Melina Matsoukas’ film is a rare thing: a thriller that’s impossibly tense and languidly cool at the same time. Starring Daniel Kaluuya and Jodie Turner-Smith, the story by Lena Waithe is about a black couple on their first date whose car is pulled over by a white policeman. When things go fatally wrong, Queen and Slim find themselves billed as the “black Bonnie and Clyde” and go on the run, with time against them but public sympathy on their side.
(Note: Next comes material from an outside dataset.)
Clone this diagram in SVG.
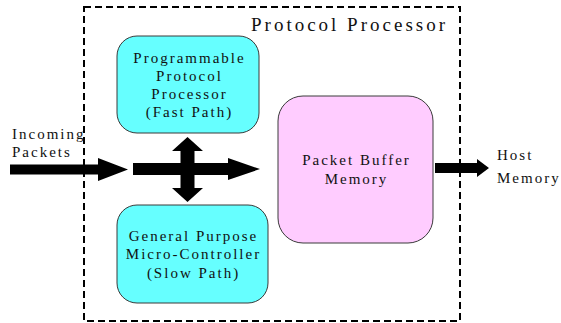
<svg xmlns="http://www.w3.org/2000/svg" width="561" height="323" viewBox="0 0 561 323">
<style>
.t{font-family:"Liberation Serif","Times New Roman",serif;font-size:15px;fill:#111;letter-spacing:2px}
.c{text-anchor:middle}
.box{stroke:#3a3a3a;stroke-width:1}
.cy{fill:#66FFFF}
.pk{fill:#FFCCFF}
.arr{fill:#000}
</style>
<rect width="561" height="323" fill="#fff"/>
<g id="container">
<rect x="84" y="7" width="376" height="314" fill="none" stroke="#000" stroke-width="2" stroke-dasharray="7,4"/>
<text x="448" y="31" class="t" style="font-size:19px;letter-spacing:3px;text-anchor:end">Protocol Processor</text>
</g>
<g id="fast-path">
<rect x="117" y="36" width="142" height="97" rx="20" class="box cy"/>
<text class="t c" x="189.5" y="63">Programmable</text>
<text class="t c" x="189.5" y="81">Protocol</text>
<text class="t c" x="189.5" y="99">Processor</text>
<text class="t c" x="189.5" y="117">(Fast Path)</text>
</g>
<g id="slow-path">
<rect x="117" y="205" width="151" height="98" rx="20" class="box cy"/>
<text class="t c" x="193.5" y="241">General Purpose</text>
<text class="t c" x="193.5" y="259">Micro-Controller</text>
<text class="t c" x="193.5" y="278">(Slow Path)</text>
</g>
<g id="packet-buffer">
<rect x="278" y="96" width="155" height="147" rx="25" class="box pk"/>
<text class="t c" x="356.5" y="165">Packet Buffer</text>
<text class="t c" x="356.5" y="184">Memory</text>
</g>
<g id="incoming">
<text class="t" x="12" y="139">Incoming</text>
<text class="t" x="12" y="157">Packets</text>
</g>
<g id="host">
<text class="t" x="497" y="160">Host</text>
<text class="t" x="497" y="183">Memory</text>
</g>
<g id="connectors">
<polygon class="arr" points="10,164.5 98,164.5 98,158 128,169.5 98,181 98,174.5 10,174.5"/>
<polygon class="arr" points="133,163 228,163 228,158 260,169 228,180 228,175 133,175"/>
<polygon class="arr" points="187.5,137 203,151 194.5,151 194.5,188 203,188 187.5,202 172,188 180.5,188 180.5,151 172,151"/>
<polygon class="arr" points="435,163 477,163 477,159 489,168 477,177 477,173 435,173"/>
</g>
</svg>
Finely drawn characters, arresting visuals and great performances make the film a standout among recent films highlighting racially motivated police violence.

Booksmart

What’s not to love about this quick-witted, side-splittingly funny story about two super-smart friends who worry that they spent too much time with their noses in books and not enough time with their heads in the toilet… or something like that. Molly and Amy (Beanie Feldstein and Kaitlyn Dever) vow to attend one wild high school party before they cross the graduation stage, with comi-tragic results that rival anything in the teen angst genre. Credit first-time director Olivia Wilde for this strong example of female friendship and making us laugh out loud, cry, and having the sudden urge to drink a whole bottle of wine while looking at old high school yearbook photos.